Feminists For Jina, a network of activists and collectives united to support the feminist aspirations of the ongoing women-led protests in Iran, held a press conference in London ahead of International Women's Day.
At the March 7 event, feminist activists, artists and scholars described the "Woman, Life, Freedom" protest movement as a feminist revolution in the making that has inspired the women's liberation movements around the world.
"The revolution that [Iranian] society seeks is not simply a political one, but a social one in which individual subjectivities and the most important social structures are transformed,” a group of feminists in Tehran said in a voice note.
Iran has been swept by more than five months of protests demanding fundamental economic, social and political reforms. The wave of public anger was triggered by the September death of a 22-year-old woman, Mahsa Amini, in the custody of morality police.
For more than four decades ago, all women must conceal their hair with a headscarf, or hijabs, while in public and wear loose fitting trousers under their coats. Women have been subjected to discriminatory treatment regarding employment, education, inheritance and divorce.
"We are enraged, we are mourning, to have witnessed and lived through this unimaginable cruelty and humiliation," said a member of Feminists For Jina who identified herself as Golchehr.
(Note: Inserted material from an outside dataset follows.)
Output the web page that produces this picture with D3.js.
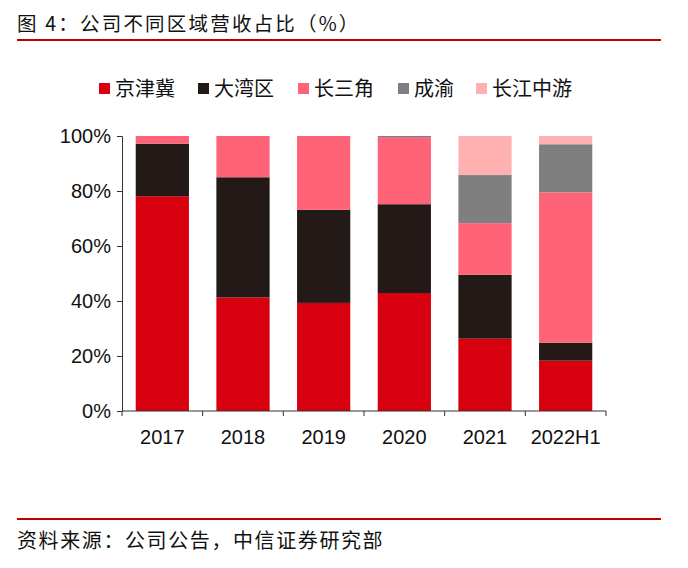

Parveen Ardalan, a journalist and writer who won the prestigious Olof Palme Prize for her struggles for equal rights for men and women in Iran, said that “women are a symbol of discrimination.”
“This is not only manifested in choosing the type of clothing but also in access to public spaces, job opportunities, family relationships, society and culture, and the right to live with dignity,” she said.
“The feminist revolution in Iran is fighting against violence and structural exploitation of the people,” Ardalan added.
Feminist activist and scholar Hawzhin Baghali stated that women are the primary targets of the Islamic Republic's ideology, which she described as fundamentally totalitarian.
The clerical regime installed by the 1979 Islamic Revolution “redefines religion as the apparatus of the state in its modern sense, creating a religion-state that must be present everywhere and must survey everything,” she said.
The Iranian authorities have cracked down hard on the widespread demonstrations demanding more freedoms and women’s rights, killing more than 520 people and illegally detaining over 19,000, including many women. After biased trials, around 20 people were handed capital punishment, mostly on non-murder charges.
Sahar Fetrat, an Afghan feminist activist, researcher, documentary filmmaker and storyteller, praised the raging spirits of women in Iran and neighboring Afghanistan who are risking their lives for justice and freedom.
"Despite the countless rollbacks and losses, women in both countries have given us hope and motivation amid despair, inspired movements, dialogues and unity in diasporas. They have taught us much about courage," Fetrat said.
Ardalan said that the best way to create a real alternative political system in Iran is through a meaningful debate that includes everyone and every group.
“Instead of rushing to find an alternative government from above, we need to start by imagining the future we desire and putting it up for debate,” she said.
“We need to be specific and precise in expressing our demands and come out of hiding behind generalizations. The age of slogans and symbolic acts has come to an end.”